Ein Höhepunkt der Messe war der Besuch des Standes von Frank Taal. Und das insbesondere, weil wir einen Galeristen kennen lernen durften, der mit großer Begeisterung hinter den Werken seiner Künstler steht. Beeindruckt hat uns die Installation von Midas Zwaan. Ebenfalls erfrischend anders waren die Wandarbeiten von Tom Woestenborgh und Bram Braam.
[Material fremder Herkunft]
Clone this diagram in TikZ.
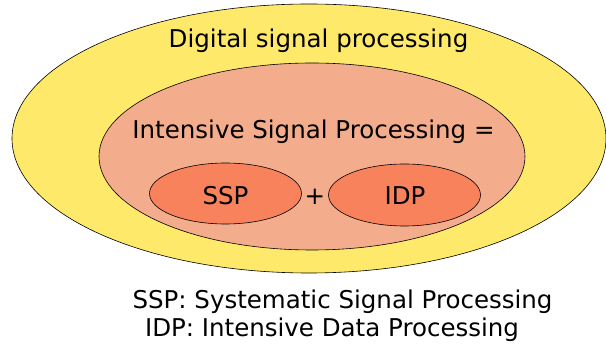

Auch 2019 beheimatete die Art Rotterdam in einer großzügig installierten Halle eine Extrashow, die Prospects & Concepts 2019. Kuratiert von Macha Roesink und gefördert von der Mondrian Foundation, zeigten 67 talentierte Künstler ihre Projekte. Was für ein Genuss in der großen Halle auf Entdeckungsreise zu gehen. Vergleichen wir das Angebot der kommerziellen Messe nebenan mit den hier gezeigten Arbeiten, wird klar, dass der Begriff Kunst auf zwei vollkommen unterschiedliche Weisen gefüllt wird. Dort visuell Gefälliges, hier inhaltlich Getriebenes, dort Erwartbares, hier Überraschendes, Herausforderung, Beunruhigung, Aufregendes. Politische, gesellschaftskritische oder individuelle Themen rütteln ein ums andere Mal auf, überschreiten die Grenzen unserer Komfortzone und ziehen uns auf ihre Seite; das, was wir uns von Kunst erhoffen. Namen, wie Verena Block, Julius Thissen, Prins De Vos oder Clarinde Wesselink haben wir uns gemerkt. Es steht nicht zu hoffen, dass diese Künstler in den kommenden Jahren die Wände der Galerien nebenan erobern, doch solange die Art Rotterdam sich die Prospects & Concepts gönnt, lohnt die Fahrt nach Rotterdam allein für einen Rundgang in dieser Halle.